Filed Under (SW10) by Tyler Lacy on 30-10-2010

Marine Pollution Bulletin 54, 1170-1178 (2007)

Aquatic invasive species detrimentally affect the ecosystems they invade. Many invasive species are transported very long distances to environments in which they are nonindigenous in ship ballast water. An experiment on the deoxygenation of ballast water suggests that the control method could cause high mortality rates of aquatic life in ballast tanks.

Tracy McCollin of the Fisheries Research Services Marine Laboratory and his colleagues tested the efficacy of deoxygenating water as a treatment method for eradicating aquatic life in the ballast tanks. The researchers conducted a full scale experiment in actual ballast tanks. They found that the method was effective on zooplankton, however, their phytoplankton results were inconclusive. The deoxygenation method may provide a simple and relatively cheap way to prevent aquatic invasive species from spreading for foreign environments.

Filed Under (SW5) by Michael Di Nunzio on 26-09-2010

Chinese mitten crabs are indigenous to their namesake country of China. However, in the early twenty-first century these crustaceans were introduced to the US west coast where they have become a troublesome and invasive aquatic nonnative species (ANS). It is believed that this crab, like many others, was introduced to this region via the transfer of ballast water used in commercial shipping. Much of the scientific focus regarding ballast tanks concerns international voyages, yet there is surprisingly little research regarding domestic shipping and the secondary spread of invaders.

To investigate this phenomenon Christina Simkanin and her colleagues analyzed ballast water records and ANS occurrence data corresponding to four major ports on the Unites States West Coast. The study found that in 2005 one-third of the vessels arriving at these ports came from other West Coast ports and the overlap of ANS varied from as little as 3% to as much as 80%, suggesting a need for more research.

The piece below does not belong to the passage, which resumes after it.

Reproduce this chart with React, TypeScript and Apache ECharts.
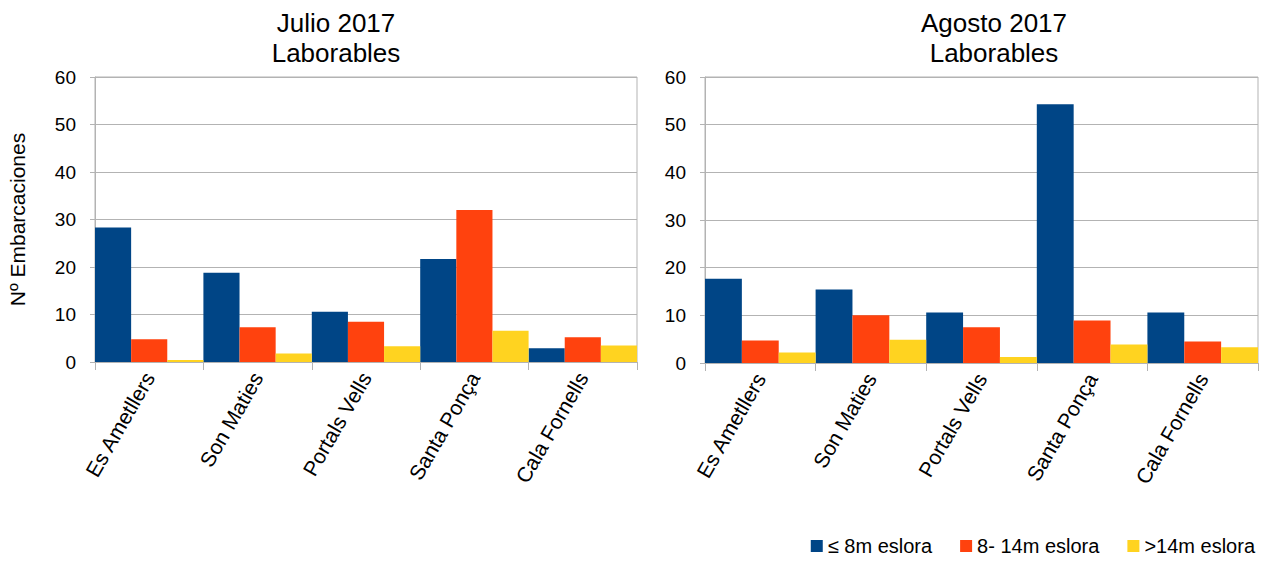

Marine Pollution Bulletin Volume Number 58, Pages 366-374 (2009)

Filed Under (SW5) by Tyler Lacy on 24-09-2010

Biological Conservation 102, 331-341 (2002)

Aquatic invasive species can have devastating effects on the ecosystems they invade. It is well known that many invasive species are transported long distances to foreign environments in ship ballast water. Experiments on the deoxygenation of ballast water suggest that the process could not only lower survivorship of species in the ballast water but also prove cost effective for the ships by lowering the rust levels of ballast tanks.

Mario Tamburri of the Monterey Bay Aquarium Research Institute and his colleagues tested the survivorship of  aquatic organisms as well as rust accumulations in oxygenated water vs. deoxygenated water in ballast tanks. They found that rust levels of the deoxygenated water were far less than the oxygenated water and they observed a significant mortality in the deoxygenated water in just a few days. Deoxygenation systems in ships may offer a financial incentive to ship owners as well as significantly reducing the number of aquatic species they transport.